The publication of a new book about Marie Duval by Simon Grennan, Roger Sabin and Julian Waite prompts David Kunzle to reflect on the career of the first European female caricaturist, who was rediscovered by comics historians only towards the end of the twentieth century, her work having long been misattributed to her male editor, Charles Ross. The popularity of Duval's work for Judy magazine, including most notably her (probably solo) creation of the disreputable Ally Sloper in 1867, may be related, Kunzle argues, to an increase in working-class prosperity and leisure time, leading to a desire for more flippant and less worthy reading material. Kunzle tracks Duval's artistic development through the chapters of the book. Her earliest drawings were fashion plates designed to appeal to the magazine's predominantly female readership. The tight-fitting and revealing costumes offer an early indication, suggests Kunzle, of the decline of the demure Victorian lady, and the variety of perspectives from which they are drawn, as if viewed from different positions in a theatre, qualify her for consideration as a pioneer of the new visual language of graphic narratives.

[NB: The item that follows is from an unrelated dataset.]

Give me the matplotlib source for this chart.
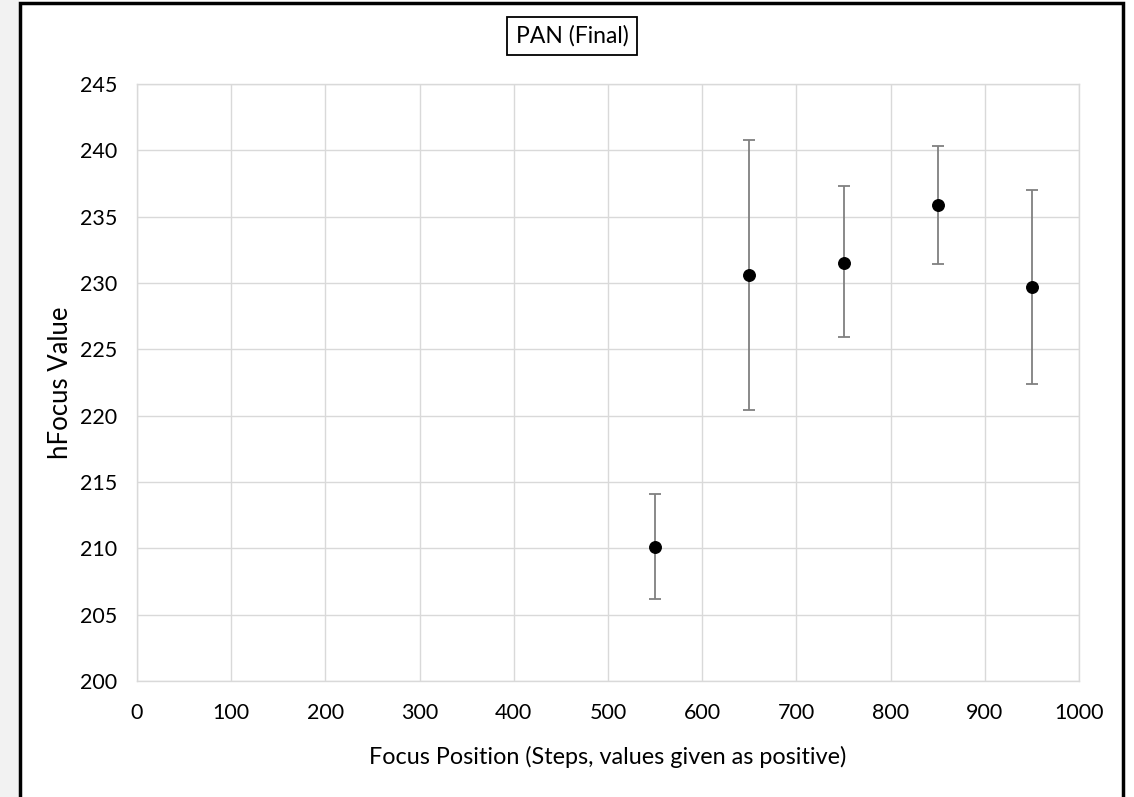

Moreover, she depicts the human body as infinitely malleable and liable to sudden fragmentation and transformation, a kind of distortion that prefigures twentieth-century modernism, Kunzle maintains, while also pointing to the conspicuous influence of the German artist Wilhelm Busch, upon whose work Duval drew extensively, and to that of the English George Cruikshank and the French Léonce Petit. Kunzle finally draws attention to a standalone work by Duval, a mock-heroic history of kings and queens of England, that reveals her as a skilled exponent of nonsense genre, thereby confirming the line of descent sketched out by Marco Graziosi in our second article, and coincidentally bringing this issue to a close with a suitable subversion of the notion of history as the story of nations and élites.